Society, government and the actors involved in negotiations would have to foresee the possibility and the responsibility of avoidance, prevention, mitigation, control and contingency of the impacts of their future actions over others and of the actions of other onto them.
It is interesting that while trade-offs are pervasive in ecological theory, compensations are a cultural feature (only cultural animals compensate, mostly members of their own species/group). This is to say that, compensation would introduce a human/cultural element, that is, an element coherent and progressive with other human features that are being advanced in the framework for the solution of complex conflicts: dialog, differences recognition, values recognition, procedure and governance. This is to highlight the alternative to brute force approaches to complex situation solving, that would also exhibit Trade-offs and even their recognition (an example would be some of the recent policing of manifestations around the world).
Impacts risks assessment and management theory is intrinsically coherent with the idea of complexity and in-commensurability because actions can have different impacts and can be managed with different measures and because we might have to compensate with different values because it is an acceptable (sometimes the only) alternative left (a bad but relevant example would be money compensations).

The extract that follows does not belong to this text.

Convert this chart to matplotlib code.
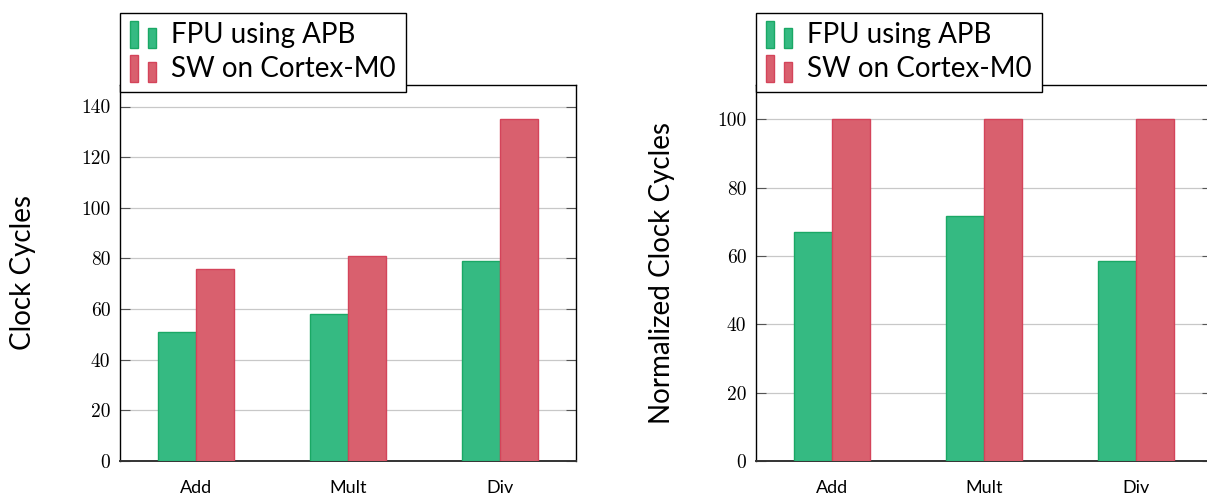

The concept of compensations could be a complement to the process and to the framework, introducing the need to conceptualize, think and discuss them during the process, but also the need to include them in the implementation of solutions. As a trade-off, the idea of compensation would introduce or push, additional expectations for the process, with undesirable consequences, but we would have to acknowledge, such expectations already take place in those involved in complex conflicts, to point them out and provide an extended framework to deal with them seems an advancement.
Finally, The responsibility of one actor for the losses of the other, or society for the losses of both actors, may enforce, over all solidarity (a value that I think is desirable in light of the proposed framework).
The question of compensation and its relationship to trade-offs might very well be an opening for an exploration of the complexity of these types of issues that is both practical and critical.